Nigeria came from behind to claim a thoroughly deserved victory over Lesotho, but required the rub of the green at key moments in the game
For the second time in four days, the Super Eagles produced a sterling comeback against a side they would have expected to beat anyway.
Looked at in that way, it seems a lot less remarkable than it actually is. It is in the details that so much comes to the fore, and none of it is ho-hum. Indeed, the win over Lesotho was characterized almost entirely by paradox.
Nigeria once again set up in the 4-3-3 shape that now appears to be the staple post-Africa Cup of Nations, and were far and away the dominant team in the piece at the Setsoto Stadium. After overcoming the initial shot to the gut of the Lesotho goal in the 11th minute, Gernot Rohr’s side found a foothold in the game, and were comfortably the better side from about the 20th minute.
As soon as Samuel Chukwueze and (to a lesser extent) Moses Simon figured out where the space was – behind the Lesotho midfield – the Super Eagles began to create danger on a consistent basis. That was the key to bringing Victor Osimhen to life, although it is hardly the case that the Lille man needs too much of an invitation.
In the end, there was a distinct sense that the 4-2 scoreline flattered Lesotho to a great degree, so stark was the superiority the visitors held. Not even a hard, bouncy artificial surface could completely detract from that: for players like Joe Aribo and Alex Iwobi, it was a greater struggle, but one which they duly overcame.

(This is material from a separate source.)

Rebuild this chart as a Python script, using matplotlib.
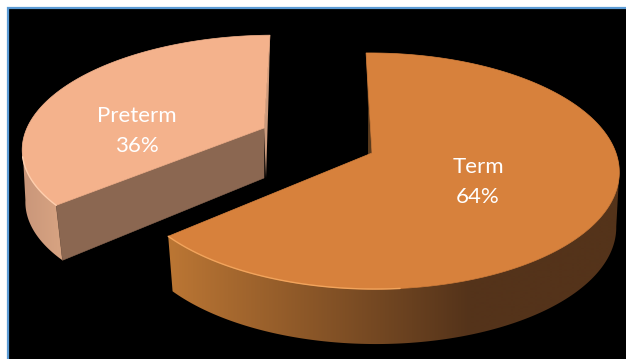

The latter even scored, and that noticeably raised his confidence, as well as his performance levels on the night.
Perhaps the most impressive aspect of the win, however, was the quiet, steely assurance with which Nigeria went about clawing back the deficit. In the win over Benin, the emphasis remained on combining quickly in wide areas and low crosses into the box; here, there were no ungainly hoofs either, simply a commitment to playing in the same fashion as was intended, confident that it would be borne out.
This suggests that the team now has total clarity to its objectives.
However, in eulogizing the comeback, and the manner of it, it would be disingenuous not to acknowledge there was a great deal that fell Nigeria’s way.
The rub of the green is a vague, fickle concept, and on the day it was the Super Eagles getting the benefit of the doubt more often than not. Some might be minded to chalk that up to big team bias, and maybe there was an element of that. There were just so many instances where a different call might have swung the game.
The timing of Iwobi’s equalizer was pivotal, as it came at a time when Nigeria had just begun to get a foothold in the game. It essentially steeled their resolve. How might the encounter have panned out had referee Joshua Bondo decided to call an infringement on Osimhen’s challenge to win the ball on the edge of the Lesotho box?
At 2-1, yet another huge call: Chidozie Awaziem looked to have tugged his man back, denying a clear goalscoring opportunity. Bondo’s call was again sympathetic to the Nigeria cause, as was the linesman’s when, just moments later, Osimhen appeared to be ahead of the last defender as he tapped home Ola Aina’s cross for 3-1.
Had Awaziem been sent off, for all that the three-time African champions had been the dominant side, the entire complexion of the tie might have changed completely. Football hinges on precisely those moments.
And yet, on the balance of play, it is also fair to say that Rohr’s side made their own luck.
Two games have brought more than just six points for Nigeria. All over the pitch, the marginal gains are aggregating to produce, for the first time since the German took charge, a national team with a defined identity and a guiding set of convictions.
One not even a diabolical playing surface, early deficits or refereeing uncertainty can gainsay.